Rabat – Assim Al-Hakeem, a Saudi cleric, issued a religious edict earlier this week claiming that the use of cryptocurrencies such as Bitcoin is prohibited under Islamic law, because they are “ambiguous” and provide anonymity to criminals.
“We know that bitcoins remain anonymous when you deal with it… which means that it’s an open gate for money laundering, drug money and haram money,” Al-Hakeem said during his program “Ask Zaad.”
“There is a lot of ambiguity, if I have dollars and you have euros and we want to exchange this is permissible in Islam with the condition that it is hand-to-hand…in virtual currencies you don’t have this,” he added.
The Saudi Cleric also argued during his show, that since Bitcoin is something “recent” and “new”, it has not been discussed by Islamic scholars in the past.
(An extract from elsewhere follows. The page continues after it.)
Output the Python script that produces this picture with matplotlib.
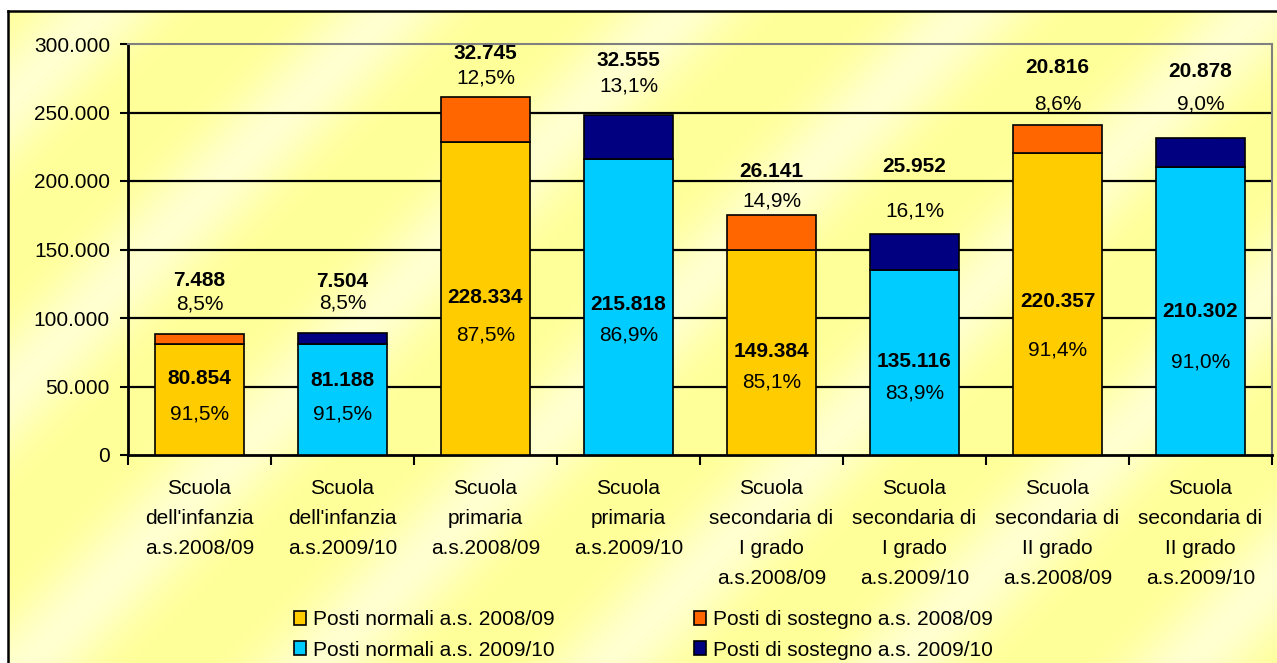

“Bitcoin is something recent and new and there are a lot of serious concerns when it comes to dealing with it whether it is from the origin where it came from, or the aspect of sustainability and security,” Al-Hakeem explained.
“This is not something physical you can touch, it is not a coin, it is not a banknote… it is something that is virtual… it is as if you are throwing your money in a vacuum,” he added.
As the cryptocurrency has exceeded record of USD 10,000, having seeing its trade value multiplied by 10 in less than a year, he voiced concerns over Bitcoin’s dizzying increase.
“As of today, one bitcoin that was worth 0.1 cents is now equivalent to USD 11,000 plus. This is ridiculous,” he said.
“Bitcoin in my opinion is haram, and Muslims should not get involved in such dubious transactions simply to make quick profit, this is not an Islamic concept,” he concluded.
The cleric’s ruling comes after Turkey’s top religious body also decreed that cryptocurrencies are incompatible with Islam because their value is “open to speculation” and they can be used in “illegal activities.”